Speaking to reporters in Sarajevo, Vahidin Šahinpašić, head of Organised Crime Prevention at Bosnia’s State Investigation and Protection Agency, said: “We believe that we have broken a very important criminal ring.”
Eight members of the group were detained in Bosnia on suspicion of human trafficking and prostitution, while another three were held in Serbia. After telling women from Serbia and Bosnia they could secure them work in Wester European countries such as Germany, the gang members would confiscate their victims’ identity and travel documents and force them into sex work.
In May this year, an EU report on human trafficking revealed that organised criminal groups were using the migrant crisis to force more people into modern slavery and sex work. Over a 12-month period between 2013 and 2014, the study found that there were 15 846 “registered victims” of human trafficking in EU member states.
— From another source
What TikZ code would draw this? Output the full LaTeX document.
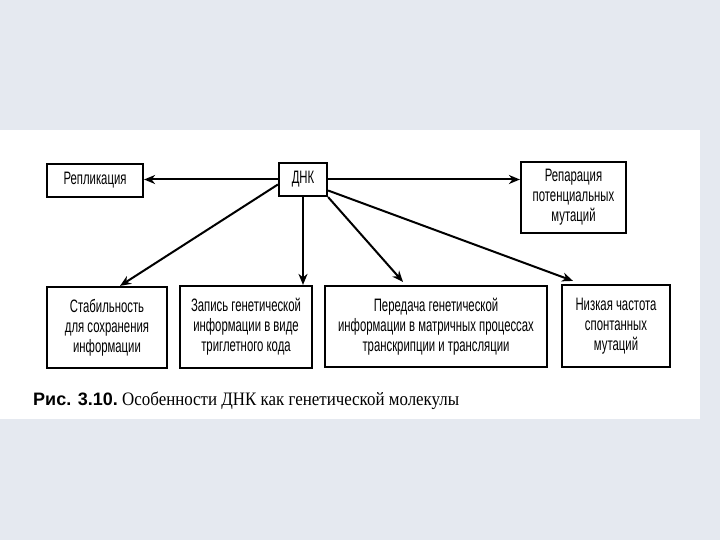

Of these victims, the majority (67%) were trafficked for the purposes of sexual exploitation. Twenty-one percent were trafficked for labour exploitation, while the other 12% were registered as victims of trafficking for other forms of exploitation. At least 15% of all victims were found to be children. The top five non-EU countries of citizenship where victims of trafficking came from were Nigeria, China, Albania, Vietnam and Morocco.
Presenting the report, EU Commissioner for Migration, Home Affairs, and Citizenship, Dimitris Avramopoulos, said: “It is morally and legally unacceptable and inexcusable that in the EU of the 21st century, there are human beings who are bought, sold and exploited like commodities.
“It is our personal, collective and legal duty to stop this. We have put in place a strong and forward-looking legislative framework to do this. Our main responsibility is to ensure it is now fully implemented so that those responsible are prosecuted and the victims are fully protected and assisted.”